In version 0 of Waku, bandwidth usage is likely to be an issue. For more investigation into this, see the theoretical scaling model described [here](https://github.com/vacp2p/research/tree/dcc71f4779be832d3b5ece9c4e11f1f7ec24aac2/whisper_scalability).
**Gossip-based routing:**
Use of gossip-based routing doesn't necessarily scale. It means each node can see a message multiple times, and having too many light nodes can cause propagation probability that is too low. See [Whisper vs PSS](https://our.status.im/whisper-pss-comparison/) for more and a possible Kademlia based alternative.
**Lack of incentives:**
Waku currently lacks incentives to run nodes, which means node operators are more likely to create centralized choke points.
The main privacy concern with light nodes is that directly connected peers will know that a message originates from them (as it are the only ones it sends). This means nodes can make assumptions about what messages (topics) their peers are interested in.
By having a bloom filter where only the topics you are interested in are set, you reveal which messages you are interested in. This is a fundamental tradeoff between bandwidth usage and privacy, though the tradeoff space is likely suboptimal in terms of the [Anonymity](https://eprint.iacr.org/2017/954.pdf) [trilemma](https://petsymposium.org/2019/files/hotpets/slides/coordination-helps-anonymity-slides.pdf).
**Privacy guarantees not rigorous:**
Privacy for Whisper / Waku haven't been studied rigorously for various threat models like global passive adversary, local active attacker, etc. This is unlike e.g.
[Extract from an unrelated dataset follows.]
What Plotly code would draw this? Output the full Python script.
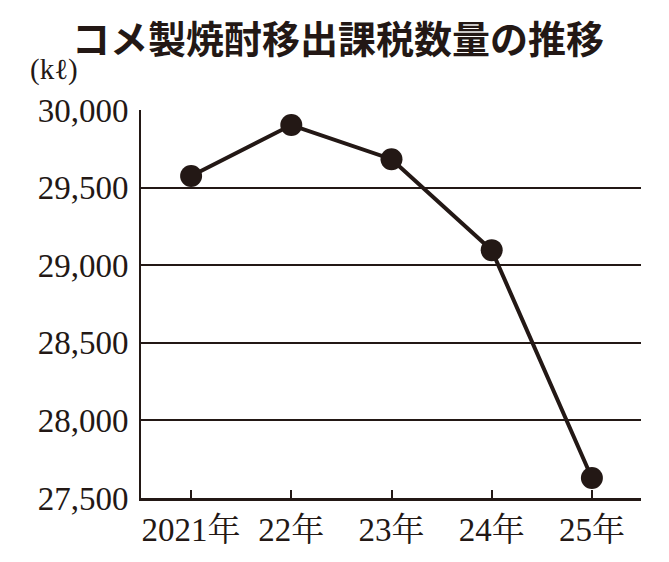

Tor and mixnets.
**Topic hygiene:**
Similar to bloom filter privacy, if you use a very specific topic you reveal more information. See scalability model linked above.
### Spam resistance
**PoW bad for heterogenerous devices:**
Proof of work is a poor spam prevention mechanism. A mobile device can only have a very low PoW in order not to use too much CPU / burn up its phone battery. This means someone can spin up a powerful node and overwhelm the network.
### Censorship resistance
**Devp2p TCP port blockable:**
By default Devp2p runs on port `30303`, which is not commonly used for any other service. This means it is easy to censor, e.g. airport WiFi. This can be mitigated somewhat by running on e.g. port `80` or `443`, but there are still outstanding issues. See libp2p and Tor's Pluggable Transport for how this can be improved.
To avoid duplicate envelopes, only connect to one Waku node. Benign duplicate envelopes is an intrinsic property of Whisper which often leads to a N factor increase in traffic, where N is the number of peers you are connected to.